Don't include pictures. Quote the lines below from the first through the line that contains "0.25, 0.5, 1];".
━━━━━ Data section
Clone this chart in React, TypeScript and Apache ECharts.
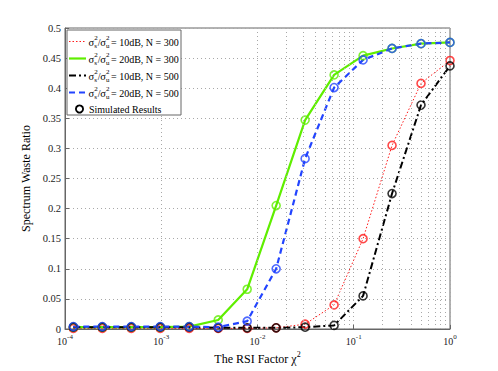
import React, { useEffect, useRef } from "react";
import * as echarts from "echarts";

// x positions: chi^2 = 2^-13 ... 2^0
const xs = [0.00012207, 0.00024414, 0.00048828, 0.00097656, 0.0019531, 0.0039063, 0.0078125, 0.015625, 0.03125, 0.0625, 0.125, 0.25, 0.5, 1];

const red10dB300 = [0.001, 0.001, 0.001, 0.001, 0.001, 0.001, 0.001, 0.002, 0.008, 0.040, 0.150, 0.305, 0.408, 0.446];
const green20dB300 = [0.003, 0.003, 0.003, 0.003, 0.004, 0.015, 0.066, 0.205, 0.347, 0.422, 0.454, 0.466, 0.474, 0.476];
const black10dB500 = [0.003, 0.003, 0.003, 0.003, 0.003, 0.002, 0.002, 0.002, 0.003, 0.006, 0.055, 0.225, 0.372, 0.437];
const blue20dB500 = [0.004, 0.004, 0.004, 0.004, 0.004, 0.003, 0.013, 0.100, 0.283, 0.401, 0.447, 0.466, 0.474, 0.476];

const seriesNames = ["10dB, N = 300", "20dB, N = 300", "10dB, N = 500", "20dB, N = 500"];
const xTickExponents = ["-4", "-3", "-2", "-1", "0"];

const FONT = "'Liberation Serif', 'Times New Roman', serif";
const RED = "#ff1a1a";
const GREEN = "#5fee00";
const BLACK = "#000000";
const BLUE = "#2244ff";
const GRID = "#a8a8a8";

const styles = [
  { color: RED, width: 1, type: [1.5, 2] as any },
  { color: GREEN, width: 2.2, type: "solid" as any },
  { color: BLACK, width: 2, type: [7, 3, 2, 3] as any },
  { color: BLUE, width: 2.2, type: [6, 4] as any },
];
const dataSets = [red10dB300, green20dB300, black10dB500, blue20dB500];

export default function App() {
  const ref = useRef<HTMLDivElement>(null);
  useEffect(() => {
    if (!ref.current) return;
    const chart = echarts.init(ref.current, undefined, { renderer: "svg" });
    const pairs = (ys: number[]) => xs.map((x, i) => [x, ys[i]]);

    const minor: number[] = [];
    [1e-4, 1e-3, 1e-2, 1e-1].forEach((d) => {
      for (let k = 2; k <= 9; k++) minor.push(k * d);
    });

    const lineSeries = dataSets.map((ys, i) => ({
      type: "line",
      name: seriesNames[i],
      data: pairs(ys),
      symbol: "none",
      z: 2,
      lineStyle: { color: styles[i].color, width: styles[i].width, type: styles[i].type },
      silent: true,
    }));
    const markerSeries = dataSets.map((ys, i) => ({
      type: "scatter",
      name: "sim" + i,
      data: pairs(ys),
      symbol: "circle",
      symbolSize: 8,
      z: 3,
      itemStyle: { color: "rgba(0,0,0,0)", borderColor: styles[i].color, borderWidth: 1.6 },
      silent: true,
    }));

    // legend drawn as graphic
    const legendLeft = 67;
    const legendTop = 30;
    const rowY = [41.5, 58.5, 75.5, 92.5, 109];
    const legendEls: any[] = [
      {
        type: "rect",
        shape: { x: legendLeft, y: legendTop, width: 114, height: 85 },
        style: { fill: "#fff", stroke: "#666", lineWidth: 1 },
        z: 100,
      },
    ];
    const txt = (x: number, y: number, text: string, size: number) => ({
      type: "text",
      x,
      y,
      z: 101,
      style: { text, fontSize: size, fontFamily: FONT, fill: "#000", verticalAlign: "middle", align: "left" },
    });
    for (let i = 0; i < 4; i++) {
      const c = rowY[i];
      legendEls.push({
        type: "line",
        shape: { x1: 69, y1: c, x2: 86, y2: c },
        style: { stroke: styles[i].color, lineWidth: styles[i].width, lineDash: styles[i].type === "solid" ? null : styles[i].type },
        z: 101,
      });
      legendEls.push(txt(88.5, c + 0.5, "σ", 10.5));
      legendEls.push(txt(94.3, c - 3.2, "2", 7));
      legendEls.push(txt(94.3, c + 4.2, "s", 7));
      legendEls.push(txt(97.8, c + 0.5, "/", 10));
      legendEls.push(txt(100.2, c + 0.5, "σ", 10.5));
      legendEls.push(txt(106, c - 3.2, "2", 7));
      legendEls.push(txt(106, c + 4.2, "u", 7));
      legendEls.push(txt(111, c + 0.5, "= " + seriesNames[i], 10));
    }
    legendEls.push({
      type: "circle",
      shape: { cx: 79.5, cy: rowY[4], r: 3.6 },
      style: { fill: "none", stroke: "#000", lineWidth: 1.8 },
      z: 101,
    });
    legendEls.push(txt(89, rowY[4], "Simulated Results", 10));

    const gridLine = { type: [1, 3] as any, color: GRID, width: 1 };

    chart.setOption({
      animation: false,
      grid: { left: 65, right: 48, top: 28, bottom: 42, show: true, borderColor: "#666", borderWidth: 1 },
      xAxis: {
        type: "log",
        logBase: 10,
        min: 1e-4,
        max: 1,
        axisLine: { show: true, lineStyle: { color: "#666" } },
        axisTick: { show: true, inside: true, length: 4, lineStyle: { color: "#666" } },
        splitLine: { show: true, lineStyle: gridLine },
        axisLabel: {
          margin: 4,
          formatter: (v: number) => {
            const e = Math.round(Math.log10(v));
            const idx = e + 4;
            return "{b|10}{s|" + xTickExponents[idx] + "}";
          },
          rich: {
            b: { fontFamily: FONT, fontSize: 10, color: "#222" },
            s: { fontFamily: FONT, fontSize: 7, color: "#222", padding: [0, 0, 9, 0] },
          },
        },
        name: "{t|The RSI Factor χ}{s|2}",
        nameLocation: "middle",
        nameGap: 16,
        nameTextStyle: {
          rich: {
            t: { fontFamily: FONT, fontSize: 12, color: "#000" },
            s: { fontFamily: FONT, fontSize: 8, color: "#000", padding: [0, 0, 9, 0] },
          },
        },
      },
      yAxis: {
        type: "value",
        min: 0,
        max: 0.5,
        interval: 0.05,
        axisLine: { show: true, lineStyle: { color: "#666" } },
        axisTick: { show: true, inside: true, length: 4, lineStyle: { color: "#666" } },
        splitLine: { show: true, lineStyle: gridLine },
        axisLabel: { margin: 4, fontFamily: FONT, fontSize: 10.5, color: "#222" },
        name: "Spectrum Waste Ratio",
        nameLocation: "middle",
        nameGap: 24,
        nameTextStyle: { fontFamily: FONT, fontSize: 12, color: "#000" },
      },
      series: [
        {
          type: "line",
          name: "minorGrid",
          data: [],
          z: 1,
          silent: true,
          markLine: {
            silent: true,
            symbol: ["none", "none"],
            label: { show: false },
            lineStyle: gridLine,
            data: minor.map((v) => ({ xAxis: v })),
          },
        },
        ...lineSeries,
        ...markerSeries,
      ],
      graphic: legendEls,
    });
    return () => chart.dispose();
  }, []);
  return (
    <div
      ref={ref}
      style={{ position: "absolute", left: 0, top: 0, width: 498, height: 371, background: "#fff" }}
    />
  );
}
━━━━━━━━━━
**Output of the exercise:**
Clone this chart in React, TypeScript and Apache ECharts.
import React, { useEffect, useRef } from "react";
import * as echarts from "echarts";

// x positions: chi^2 = 2^-13 ... 2^0
const xs = [0.00012207, 0.00024414, 0.00048828, 0.00097656, 0.0019531, 0.0039063, 0.0078125, 0.015625, 0.03125, 0.0625, 0.125, 0.25, 0.5, 1];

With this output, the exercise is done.